### The problem
Output the first line of the listing and each line after it, up to and including the line that contains "55, 60, 65]", exactly as written, minus the pictures.
** Start of Data segment **
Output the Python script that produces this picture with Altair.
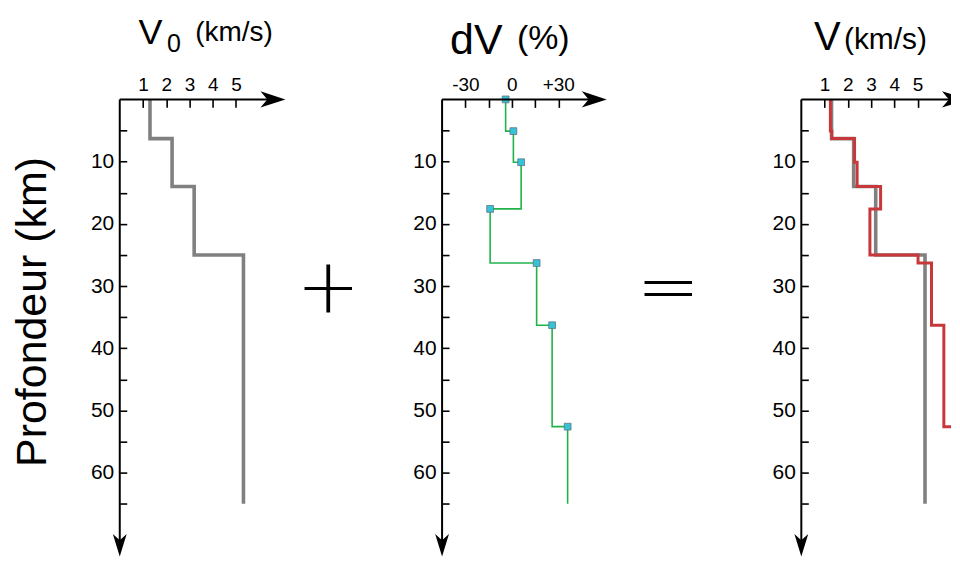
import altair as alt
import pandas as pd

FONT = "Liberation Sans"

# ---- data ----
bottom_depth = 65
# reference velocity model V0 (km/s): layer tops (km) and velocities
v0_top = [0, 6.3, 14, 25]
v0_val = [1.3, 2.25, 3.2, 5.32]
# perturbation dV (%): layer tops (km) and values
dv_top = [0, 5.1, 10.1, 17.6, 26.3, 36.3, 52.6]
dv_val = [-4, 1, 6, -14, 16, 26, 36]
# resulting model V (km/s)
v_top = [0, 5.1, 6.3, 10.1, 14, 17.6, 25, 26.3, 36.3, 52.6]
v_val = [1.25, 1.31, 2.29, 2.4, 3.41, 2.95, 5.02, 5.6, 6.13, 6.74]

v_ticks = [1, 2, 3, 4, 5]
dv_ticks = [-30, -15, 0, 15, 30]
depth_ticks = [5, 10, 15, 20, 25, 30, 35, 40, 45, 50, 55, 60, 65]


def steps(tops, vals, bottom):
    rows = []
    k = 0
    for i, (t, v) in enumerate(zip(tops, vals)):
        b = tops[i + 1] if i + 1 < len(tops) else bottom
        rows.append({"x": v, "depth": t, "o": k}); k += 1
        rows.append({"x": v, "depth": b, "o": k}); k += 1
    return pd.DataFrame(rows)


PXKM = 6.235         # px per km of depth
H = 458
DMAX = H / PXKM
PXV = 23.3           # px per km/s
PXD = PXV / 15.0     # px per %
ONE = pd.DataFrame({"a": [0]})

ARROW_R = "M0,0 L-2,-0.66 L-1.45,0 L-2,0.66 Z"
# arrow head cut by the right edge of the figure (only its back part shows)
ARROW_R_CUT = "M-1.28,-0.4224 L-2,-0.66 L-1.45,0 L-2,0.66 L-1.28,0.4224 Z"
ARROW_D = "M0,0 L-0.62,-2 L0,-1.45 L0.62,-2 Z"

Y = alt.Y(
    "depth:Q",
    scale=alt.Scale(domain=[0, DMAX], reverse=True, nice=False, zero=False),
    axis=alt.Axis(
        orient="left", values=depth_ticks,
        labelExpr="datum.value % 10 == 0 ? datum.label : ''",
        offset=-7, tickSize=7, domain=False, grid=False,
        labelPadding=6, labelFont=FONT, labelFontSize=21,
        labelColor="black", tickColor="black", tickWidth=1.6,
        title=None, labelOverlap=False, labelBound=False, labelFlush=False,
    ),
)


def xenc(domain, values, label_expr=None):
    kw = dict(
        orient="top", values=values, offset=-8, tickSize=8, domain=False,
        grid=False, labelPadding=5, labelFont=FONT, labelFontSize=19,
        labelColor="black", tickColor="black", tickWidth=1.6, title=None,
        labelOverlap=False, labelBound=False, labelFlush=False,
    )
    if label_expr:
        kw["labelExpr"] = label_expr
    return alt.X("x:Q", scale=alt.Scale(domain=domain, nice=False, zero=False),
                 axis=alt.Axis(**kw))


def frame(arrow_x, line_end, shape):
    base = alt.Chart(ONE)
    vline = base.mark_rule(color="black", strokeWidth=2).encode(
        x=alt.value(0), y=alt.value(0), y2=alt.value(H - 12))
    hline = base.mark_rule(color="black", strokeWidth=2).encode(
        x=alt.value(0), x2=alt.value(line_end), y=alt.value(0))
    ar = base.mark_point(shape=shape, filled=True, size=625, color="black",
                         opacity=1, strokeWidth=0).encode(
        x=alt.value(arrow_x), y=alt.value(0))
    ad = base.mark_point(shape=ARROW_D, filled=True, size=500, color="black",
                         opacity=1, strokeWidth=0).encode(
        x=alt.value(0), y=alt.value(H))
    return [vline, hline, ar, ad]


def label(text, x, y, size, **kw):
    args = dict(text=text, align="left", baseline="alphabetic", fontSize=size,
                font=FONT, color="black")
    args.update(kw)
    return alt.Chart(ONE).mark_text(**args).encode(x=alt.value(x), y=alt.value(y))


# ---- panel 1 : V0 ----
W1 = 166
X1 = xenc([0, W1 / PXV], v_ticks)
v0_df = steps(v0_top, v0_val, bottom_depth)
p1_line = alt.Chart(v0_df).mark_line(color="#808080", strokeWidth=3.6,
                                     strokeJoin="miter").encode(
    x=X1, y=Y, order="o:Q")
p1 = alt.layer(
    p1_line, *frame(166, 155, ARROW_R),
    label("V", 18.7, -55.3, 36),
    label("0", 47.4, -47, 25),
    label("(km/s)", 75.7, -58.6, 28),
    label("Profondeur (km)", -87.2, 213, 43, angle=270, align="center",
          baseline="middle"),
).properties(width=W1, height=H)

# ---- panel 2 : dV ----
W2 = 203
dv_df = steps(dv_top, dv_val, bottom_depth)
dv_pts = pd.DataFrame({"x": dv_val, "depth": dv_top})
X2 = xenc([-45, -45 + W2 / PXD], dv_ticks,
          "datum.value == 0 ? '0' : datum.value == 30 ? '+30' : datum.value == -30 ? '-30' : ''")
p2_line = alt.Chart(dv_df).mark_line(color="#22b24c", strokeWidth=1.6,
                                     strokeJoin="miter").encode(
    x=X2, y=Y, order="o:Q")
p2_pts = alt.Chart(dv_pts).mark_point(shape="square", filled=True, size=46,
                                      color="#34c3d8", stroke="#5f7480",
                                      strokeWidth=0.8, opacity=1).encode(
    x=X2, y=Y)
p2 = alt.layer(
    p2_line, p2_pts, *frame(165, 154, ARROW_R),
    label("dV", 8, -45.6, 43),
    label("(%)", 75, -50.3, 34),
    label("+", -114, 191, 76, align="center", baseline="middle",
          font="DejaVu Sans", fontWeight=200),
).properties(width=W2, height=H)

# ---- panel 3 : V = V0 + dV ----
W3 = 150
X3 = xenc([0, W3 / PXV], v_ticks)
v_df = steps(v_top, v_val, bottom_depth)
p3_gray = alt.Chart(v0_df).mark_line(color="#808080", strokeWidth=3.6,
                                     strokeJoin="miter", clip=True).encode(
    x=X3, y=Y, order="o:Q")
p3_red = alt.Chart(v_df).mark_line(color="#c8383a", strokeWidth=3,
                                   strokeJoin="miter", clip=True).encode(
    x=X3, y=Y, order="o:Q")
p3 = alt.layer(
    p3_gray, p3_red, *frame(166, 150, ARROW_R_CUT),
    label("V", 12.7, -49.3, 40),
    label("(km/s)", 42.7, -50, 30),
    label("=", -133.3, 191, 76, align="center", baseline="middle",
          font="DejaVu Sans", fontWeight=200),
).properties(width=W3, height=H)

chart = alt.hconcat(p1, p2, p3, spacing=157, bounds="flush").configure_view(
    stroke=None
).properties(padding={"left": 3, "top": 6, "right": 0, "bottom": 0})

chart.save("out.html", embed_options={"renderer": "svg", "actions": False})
** End of Data segment **
### Task answer
Output the Python script that produces this picture with Altair.
import altair as alt
import pandas as pd

FONT = "Liberation Sans"

# ---- data ----
bottom_depth = 65
# reference velocity model V0 (km/s): layer tops (km) and velocities
v0_top = [0, 6.3, 14, 25]
v0_val = [1.3, 2.25, 3.2, 5.32]
# perturbation dV (%): layer tops (km) and values
dv_top = [0, 5.1, 10.1, 17.6, 26.3, 36.3, 52.6]
dv_val = [-4, 1, 6, -14, 16, 26, 36]
# resulting model V (km/s)
v_top = [0, 5.1, 6.3, 10.1, 14, 17.6, 25, 26.3, 36.3, 52.6]
v_val = [1.25, 1.31, 2.29, 2.4, 3.41, 2.95, 5.02, 5.6, 6.13, 6.74]

v_ticks = [1, 2, 3, 4, 5]
dv_ticks = [-30, -15, 0, 15, 30]
depth_ticks = [5, 10, 15, 20, 25, 30, 35, 40, 45, 50, 55, 60, 65]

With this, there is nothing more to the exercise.